There’s something very diabolical about an ancient man who watches children at all times, passing judgment on their behavior before breaking into their homes in the middle of the night.
Finnish director Jalmari Helander knows there’s an inherent malice in the Santa Claus myth. He mines it to full effect with Rare Exports: A Christmas Tale, a fantastical horror comedy in which the Fat Man is a sadistic enforcer of morals. Santa—“not the Coca-Cola Santa,” as one character puts it—is actually a demonic marauder (Per Christian Elletsen) who snatches naughty kids from their beds, replacing them with wicker dolls before chucking them into burlap sacks and carting them off.

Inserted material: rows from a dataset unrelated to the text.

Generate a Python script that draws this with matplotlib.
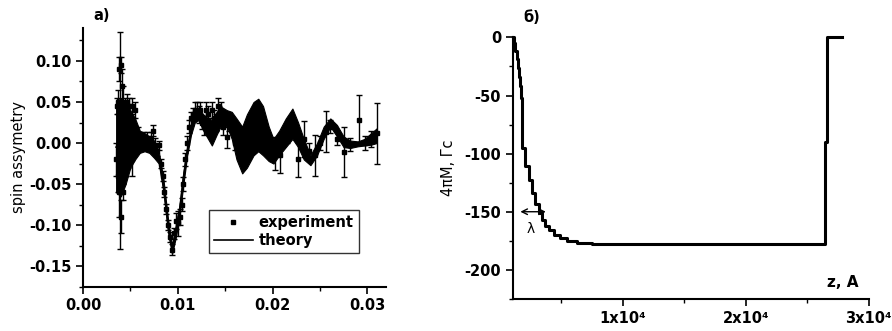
import numpy as np
import matplotlib.pyplot as plt
from matplotlib.lines import Line2D

# ---- panel a): spin asymmetry ----
# theory curve, drawn as an envelope band (fast oscillations)
q_theory = [0.0035, 0.0040, 0.0045, 0.0050, 0.0055, 0.0060, 0.0065, 0.0070, 0.0075,
            0.0080, 0.0085, 0.0090, 0.0094, 0.0098, 0.0102, 0.0106, 0.0110, 0.0114,
            0.0118, 0.0122, 0.0127, 0.0132, 0.0136, 0.0141, 0.0146, 0.0152, 0.0157,
            0.0162, 0.0168, 0.0173, 0.0180, 0.0185, 0.0190, 0.0196, 0.0201, 0.0207,
            0.0214, 0.0221, 0.0227, 0.0233, 0.0240, 0.0247, 0.0254, 0.0261, 0.0268,
            0.0275, 0.0282, 0.0290, 0.0297, 0.0304, 0.0310]
theory_hi = [0.050, 0.055, 0.050, 0.040, 0.030, 0.015, 0.012, 0.008, 0.003,
             -0.010, -0.045, -0.095, -0.125, -0.100, -0.075, -0.035, -0.005, 0.020,
             0.040, 0.042, 0.035, 0.030, 0.028, 0.038, 0.044, 0.040, 0.038,
             0.030, 0.020, 0.035, 0.050, 0.054, 0.045, 0.020, 0.005, 0.015,
             0.030, 0.042, 0.025, 0.005, -0.015, 0.000, 0.020, 0.030, 0.022,
             0.008, 0.003, 0.002, 0.005, 0.012, 0.018]
theory_lo = [-0.060, -0.065, -0.050, -0.030, -0.020, -0.012, -0.010, -0.012, -0.018,
             -0.025, -0.060, -0.110, -0.135, -0.115, -0.088, -0.050, -0.015, 0.010,
             0.025, 0.028, 0.015, 0.005, -0.003, 0.010, 0.022, 0.020, 0.005,
             -0.020, -0.037, -0.030, -0.015, -0.010, -0.015, -0.022, -0.025, -0.015,
             -0.005, 0.005, -0.005, -0.020, -0.027, -0.015, 0.005, 0.020, 0.008,
             -0.005, -0.006, -0.004, -0.003, -0.002, 0.000]

# experiment points: q, asymmetry, error
q_exp = [0.0035, 0.0036, 0.0037, 0.0037, 0.0038, 0.0038, 0.0039, 0.0040, 0.0040, 0.0041,
         0.0042, 0.0042, 0.0043, 0.0044, 0.0045, 0.0046, 0.0047, 0.0048, 0.0049, 0.0050,
         0.0052, 0.0052, 0.0053, 0.0055, 0.0056, 0.0058, 0.0060, 0.0062, 0.0064, 0.0066,
         0.0068, 0.0070, 0.0072, 0.0074, 0.0076, 0.0078, 0.0080, 0.0082, 0.0084, 0.0086,
         0.0088, 0.0090, 0.0092, 0.0094, 0.0096, 0.0098, 0.0100, 0.0102, 0.0104, 0.0106,
         0.0108, 0.0110, 0.0112, 0.0114, 0.0116, 0.0118, 0.0120, 0.0122, 0.0124, 0.0126,
         0.0128, 0.0130, 0.0132, 0.0134, 0.0136, 0.0138, 0.0140, 0.0142, 0.0144, 0.0146,
         0.0148, 0.0152, 0.0154, 0.0160, 0.0168, 0.0176, 0.0184, 0.0192, 0.0198, 0.0203,
         0.0208, 0.0215, 0.0221, 0.0227, 0.0233, 0.0238, 0.0245, 0.0250, 0.0256, 0.0261,
         0.0268, 0.0275, 0.0282, 0.0291, 0.0298, 0.0304, 0.0310]
asym_exp = [-0.020, 0.045, 0.050, -0.040, 0.090, -0.060, 0.003, 0.095, -0.090, 0.070,
            0.050, -0.060, 0.020, 0.045, -0.020, 0.050, 0.030, -0.010, 0.045, 0.010,
            -0.020, 0.045, 0.020, 0.040, 0.000, 0.010, 0.005, 0.000, 0.005, 0.000,
            0.005, 0.000, 0.005, 0.015, -0.002, -0.010, -0.003, -0.025, -0.040, -0.060,
            -0.080, -0.100, -0.115, -0.130, -0.110, -0.095, -0.098, -0.090, -0.075, -0.050,
            -0.020, 0.000, 0.020, 0.030, 0.035, 0.040, 0.040, 0.035, 0.040, 0.025,
            0.020, 0.040, 0.035, 0.020, 0.040, 0.030, 0.025, 0.045, 0.035, 0.040,
            0.020, 0.007, 0.025, 0.000, 0.010, 0.020, 0.030, 0.005, -0.010, -0.013,
            -0.014, 0.010, 0.020, -0.020, 0.005, -0.010, -0.015, 0.000, 0.014, 0.020,
            0.005, -0.011, -0.002, 0.028, 0.000, 0.005, 0.012]
err_exp = [0.020, 0.010, 0.015, 0.020, 0.015, 0.030, 0.132, 0.010, 0.020, 0.020,
           0.020, 0.010, 0.020, 0.010, 0.020, 0.010, 0.015, 0.020, 0.010, 0.015,
           0.020, 0.010, 0.010, 0.010, 0.010, 0.010, 0.008, 0.008, 0.008, 0.008,
           0.008, 0.008, 0.008, 0.007, 0.008, 0.006, 0.006, 0.006, 0.006, 0.006,
           0.006, 0.006, 0.006, 0.007, 0.007, 0.010, 0.015, 0.010, 0.008, 0.008,
           0.008, 0.008, 0.008, 0.008, 0.008, 0.010, 0.010, 0.010, 0.010, 0.008,
           0.010, 0.010, 0.010, 0.010, 0.010, 0.010, 0.010, 0.010, 0.010, 0.010,
           0.010, 0.013, 0.010, 0.008, 0.008, 0.008, 0.008, 0.008, 0.010, 0.020,
           0.022, 0.010, 0.008, 0.021, 0.022, 0.010, 0.025, 0.008, 0.025, 0.008,
           0.008, 0.030, 0.008, 0.030, 0.008, 0.010, 0.037]

# ---- panel б): magnetization profile ----
z_prof = [1100, 1200, 1300, 1400, 1500, 1600, 1700, 1780, 1840, 2110, 2380, 2650, 2920,
          3190, 3460, 3730, 4000, 4400, 4900, 5500, 6300, 7500, 26440, 26580, 26640, 27790]
m_prof = [0, -5, -12, -19, -26, -34, -42, -52, -95, -111, -123, -134, -143,
          -151, -157, -162, -166, -170, -173, -175, -176.5, -177.5, -90, -85, 0, 0]

fig = plt.figure(figsize=(8.92, 3.31), dpi=100)
bold = dict(fontweight="bold", fontsize=10.5)

ax1 = fig.add_axes([0.093, 0.134, 0.340, 0.781])
ax1.fill_between(q_theory, theory_lo, theory_hi, color="black", lw=0.8)
ax1.plot(q_theory, (np.array(theory_hi) + np.array(theory_lo)) / 2, color="black", lw=1.2)
ax1.errorbar(q_exp, asym_exp, yerr=err_exp, fmt="s", color="black", ms=3.5,
             elinewidth=1, capsize=2.5, capthick=1)
ax1.set_xlim(0, 0.032)
ax1.set_ylim(-0.175, 0.14)
ax1.set_xticks([0.0, 0.01, 0.02, 0.03])
ax1.set_xticklabels(["0.00", "0.01", "0.02", "0.03"], **bold)
ax1.set_yticks([-0.15, -0.10, -0.05, 0.0, 0.05, 0.10])
ax1.set_yticklabels(["-0.15", "-0.10", "-0.05", "0.00", "0.05", "0.10"], **bold)
ax1.set_xticks(np.arange(0.005, 0.032, 0.01), minor=True)
ax1.set_yticks(np.arange(-0.175, 0.14, 0.025), minor=True)
ax1.set_ylabel("spin assymetry", fontsize=10.5, labelpad=2)
handles = [Line2D([], [], ls="none", marker="s", ms=3.5, color="black"),
           Line2D([], [], color="black", lw=1.2)]
leg = ax1.legend(handles, ["experiment", "theory"], loc="lower right",
                 bbox_to_anchor=(0.934, 0.103), fancybox=False, edgecolor="black",
                 handlelength=2.7, borderpad=0.35, labelspacing=0.15, handletextpad=0.4,
                 prop=dict(weight="bold", size=10.5))
leg.get_frame().set_linewidth(1.0)

ax2 = fig.add_axes([0.575, 0.097, 0.399, 0.790])
ax2.plot(z_prof, m_prof, drawstyle="steps-post", color="black", lw=2.2, clip_on=False)
ax2.set_xlim(1100, 30000)
ax2.set_ylim(-225, 0)
ax2.set_xticks([10000, 20000, 30000])
ax2.set_xticklabels(["1x10⁴", "2x10⁴", "3x10⁴"], **bold)
ax2.set_xticks([5000, 15000, 25000], minor=True)
ax2.set_yticks([-200, -150, -100, -50, 0])
ax2.set_yticklabels(["-200", "-150", "-100", "-50", "0"], **bold)
ax2.set_yticks(np.arange(-225, 0, 25), minor=True)
ax2.set_ylabel("4πM, Гс", fontsize=10.5, labelpad=6)
ax2.annotate("", xy=(1480, -150), xytext=(4000, -150),
             arrowprops=dict(arrowstyle="<->", color="black", lw=1))
ax2.text(2514, -165, "λ", ha="center", va="center", fontsize=10)
ax2.text(27900, -211, "z, A", ha="center", va="center", fontweight="bold", fontsize=11)

for ax in (ax1, ax2):
    ax.spines["top"].set_visible(False)
    ax.spines["right"].set_visible(False)
    ax.spines["left"].set_linewidth(1.5)
    ax.spines["bottom"].set_linewidth(1.5)
    ax.tick_params(which="major", length=5, width=1.2)
    ax.tick_params(which="minor", length=3, width=1)

fig.text(93 / 892, 1 - 15 / 331, "a)", fontweight="bold", fontsize=10.5, va="center")
fig.text(523 / 892, 1 - 18 / 331, "б)", fontweight="bold", fontsize=10.5, va="center")

plt.savefig("out.png", dpi=100)
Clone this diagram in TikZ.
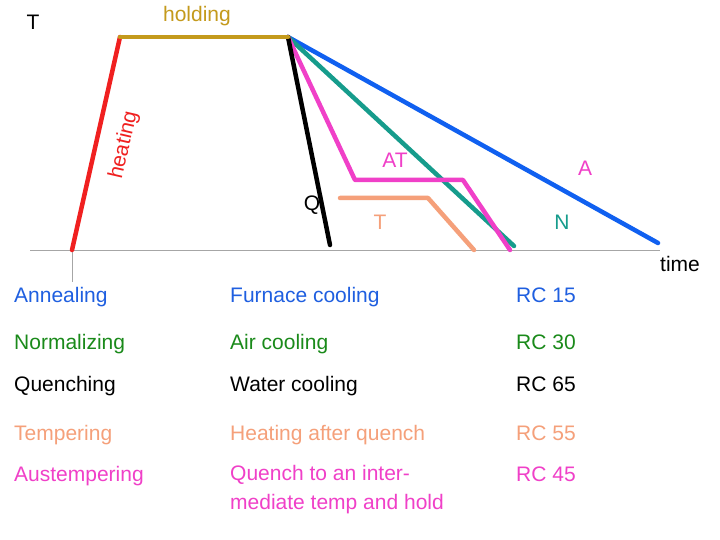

The film centers on shotgun-toting tyke Pietari (Onni Tommila), who becomes fascinated when an American excavating company starts digging in a mountain near his family’s rustic reindeer farm. He soon discovers the mountain is actually the tomb of Father Christmas himself. Crew members are advised to watch their language and refrain from smoking and drinking during the project, and soon after they start digging, Pietari’s father captures a deranged, naked, bearded man near a pen of slain reindeer. Sensing money to be made, he and his friends hold the assumed Santa for ransom. This, of course, is very naughty, and Santa’s punishment soon goes well beyond leaving coal in stockings.
No fair to disclose more. Half of the joy of Rare Exports—based on a series of shorts—is derived from allowing the story, and its ample surprises, to unfold with its skilled mix of magic and mischief. Though the setup sounds gleefully macabre, Helander allows the tale to glow with a sense of childlike wonder, forgoing gore and scares for a giddy story of a curious kid who must conquer his fears to save the day.
There is no shortage of irreverent holiday films, but not since Gremlins has a Christmas flick so aptly combined dark overtones with such imagination and abandon. Clocking in at under 90 minutes, Rare Exports is packed with a sense of childlike discovery, nailing the laughs and dread with an overriding sense of innocent curiosity. The result is poised to be an instant cult classic for those who have grown tired of George Bailey and his feel-good brethren. Naughtiness can be its own reward. R.